======== Information supplied ========
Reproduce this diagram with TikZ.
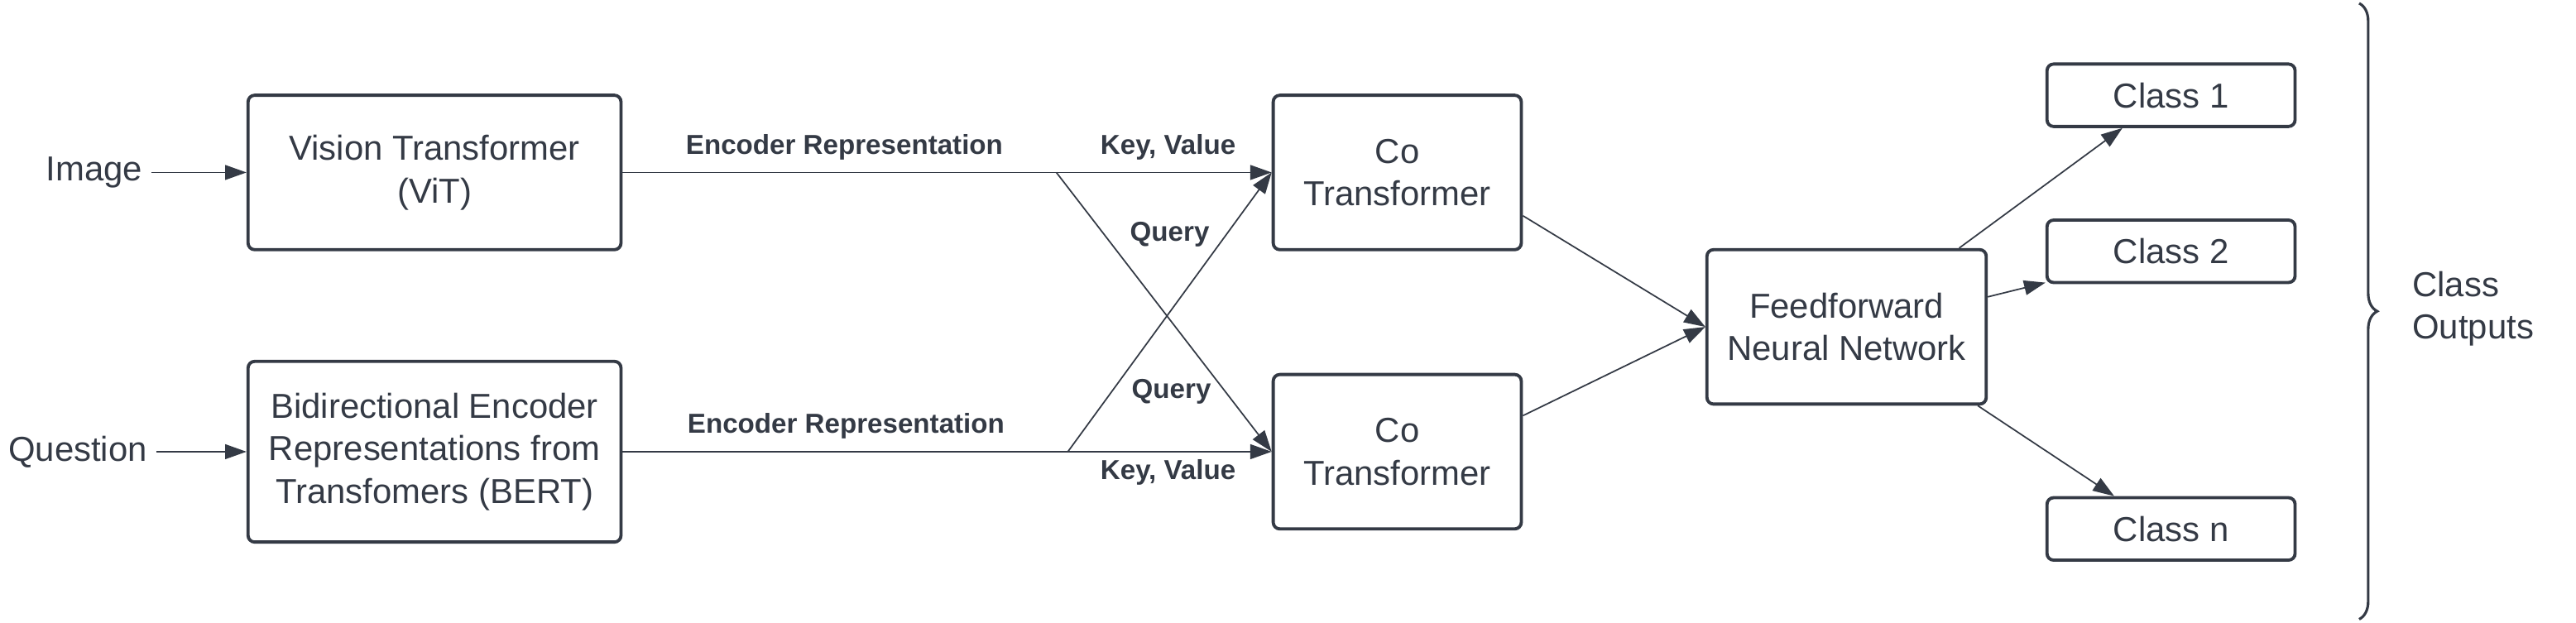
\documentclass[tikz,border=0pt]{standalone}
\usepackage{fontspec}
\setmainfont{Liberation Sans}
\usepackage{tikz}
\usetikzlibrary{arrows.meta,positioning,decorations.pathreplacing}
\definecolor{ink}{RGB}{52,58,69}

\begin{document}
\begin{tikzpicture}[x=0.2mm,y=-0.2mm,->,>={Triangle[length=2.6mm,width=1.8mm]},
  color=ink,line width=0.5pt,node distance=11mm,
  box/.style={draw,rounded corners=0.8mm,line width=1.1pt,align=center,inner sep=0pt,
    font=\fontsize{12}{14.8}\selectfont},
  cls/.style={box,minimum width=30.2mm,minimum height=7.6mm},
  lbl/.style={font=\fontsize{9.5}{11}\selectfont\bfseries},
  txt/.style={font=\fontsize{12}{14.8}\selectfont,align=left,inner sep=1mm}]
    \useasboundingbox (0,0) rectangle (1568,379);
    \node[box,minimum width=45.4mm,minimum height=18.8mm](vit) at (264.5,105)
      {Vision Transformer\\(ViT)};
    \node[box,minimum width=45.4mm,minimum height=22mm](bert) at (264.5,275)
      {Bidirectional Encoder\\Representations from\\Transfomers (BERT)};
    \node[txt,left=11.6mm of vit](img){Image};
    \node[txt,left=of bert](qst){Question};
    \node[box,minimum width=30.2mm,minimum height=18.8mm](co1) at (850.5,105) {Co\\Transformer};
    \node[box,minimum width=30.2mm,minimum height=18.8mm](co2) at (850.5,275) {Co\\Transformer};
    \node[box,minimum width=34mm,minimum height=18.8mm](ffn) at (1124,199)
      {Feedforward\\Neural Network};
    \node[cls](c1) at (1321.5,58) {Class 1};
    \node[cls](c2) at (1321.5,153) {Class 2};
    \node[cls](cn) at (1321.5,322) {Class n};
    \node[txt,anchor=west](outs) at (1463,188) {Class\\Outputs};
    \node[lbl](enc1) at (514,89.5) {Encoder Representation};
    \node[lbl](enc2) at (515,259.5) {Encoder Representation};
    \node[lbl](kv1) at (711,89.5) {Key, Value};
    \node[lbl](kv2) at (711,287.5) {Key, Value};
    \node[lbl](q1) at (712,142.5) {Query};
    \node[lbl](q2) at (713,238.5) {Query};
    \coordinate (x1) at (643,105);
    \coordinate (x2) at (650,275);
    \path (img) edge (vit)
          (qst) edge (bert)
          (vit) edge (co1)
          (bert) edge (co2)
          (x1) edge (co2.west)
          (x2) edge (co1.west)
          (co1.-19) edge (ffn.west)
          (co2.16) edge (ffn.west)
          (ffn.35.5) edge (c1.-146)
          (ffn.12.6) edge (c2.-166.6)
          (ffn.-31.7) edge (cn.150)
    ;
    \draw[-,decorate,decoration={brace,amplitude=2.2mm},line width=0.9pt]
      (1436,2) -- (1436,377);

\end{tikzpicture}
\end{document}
========
Make an exact copy of the data, leaving its pictures out.

Reproduce this diagram with TikZ.
\documentclass[tikz,border=0pt]{standalone}
\usepackage{fontspec}
\setmainfont{Liberation Sans}
\usepackage{tikz}
\usetikzlibrary{arrows.meta,positioning,decorations.pathreplacing}
\definecolor{ink}{RGB}{52,58,69}

\begin{document}
\begin{tikzpicture}[x=0.2mm,y=-0.2mm,->,>={Triangle[length=2.6mm,width=1.8mm]},
  color=ink,line width=0.5pt,node distance=11mm,
  box/.style={draw,rounded corners=0.8mm,line width=1.1pt,align=center,inner sep=0pt,
    font=\fontsize{12}{14.8}\selectfont},
  cls/.style={box,minimum width=30.2mm,minimum height=7.6mm},
  lbl/.style={font=\fontsize{9.5}{11}\selectfont\bfseries},
  txt/.style={font=\fontsize{12}{14.8}\selectfont,align=left,inner sep=1mm}]
    \useasboundingbox (0,0) rectangle (1568,379);
    \node[box,minimum width=45.4mm,minimum height=18.8mm](vit) at (264.5,105)
      {Vision Transformer\\(ViT)};
    \node[box,minimum width=45.4mm,minimum height=22mm](bert) at (264.5,275)
      {Bidirectional Encoder\\Representations from\\Transfomers (BERT)};
    \node[txt,left=11.6mm of vit](img){Image};
    \node[txt,left=of bert](qst){Question};
    \node[box,minimum width=30.2mm,minimum height=18.8mm](co1) at (850.5,105) {Co\\Transformer};
    \node[box,minimum width=30.2mm,minimum height=18.8mm](co2) at (850.5,275) {Co\\Transformer};
    \node[box,minimum width=34mm,minimum height=18.8mm](ffn) at (1124,199)
      {Feedforward\\Neural Network};
    \node[cls](c1) at (1321.5,58) {Class 1};
    \node[cls](c2) at (1321.5,153) {Class 2};
    \node[cls](cn) at (1321.5,322) {Class n};
    \node[txt,anchor=west](outs) at (1463,188) {Class\\Outputs};
    \node[lbl](enc1) at (514,89.5) {Encoder Representation};
    \node[lbl](enc2) at (515,259.5) {Encoder Representation};
    \node[lbl](kv1) at (711,89.5) {Key, Value};
    \node[lbl](kv2) at (711,287.5) {Key, Value};
    \node[lbl](q1) at (712,142.5) {Query};
    \node[lbl](q2) at (713,238.5) {Query};
    \coordinate (x1) at (643,105);
    \coordinate (x2) at (650,275);
    \path (img) edge (vit)
          (qst) edge (bert)
          (vit) edge (co1)
          (bert) edge (co2)
          (x1) edge (co2.west)
          (x2) edge (co1.west)
          (co1.-19) edge (ffn.west)
          (co2.16) edge (ffn.west)
          (ffn.35.5) edge (c1.-146)
          (ffn.12.6) edge (c2.-166.6)
          (ffn.-31.7) edge (cn.150)
    ;
    \draw[-,decorate,decoration={brace,amplitude=2.2mm},line width=0.9pt]
      (1436,2) -- (1436,377);

\end{tikzpicture}
\end{document}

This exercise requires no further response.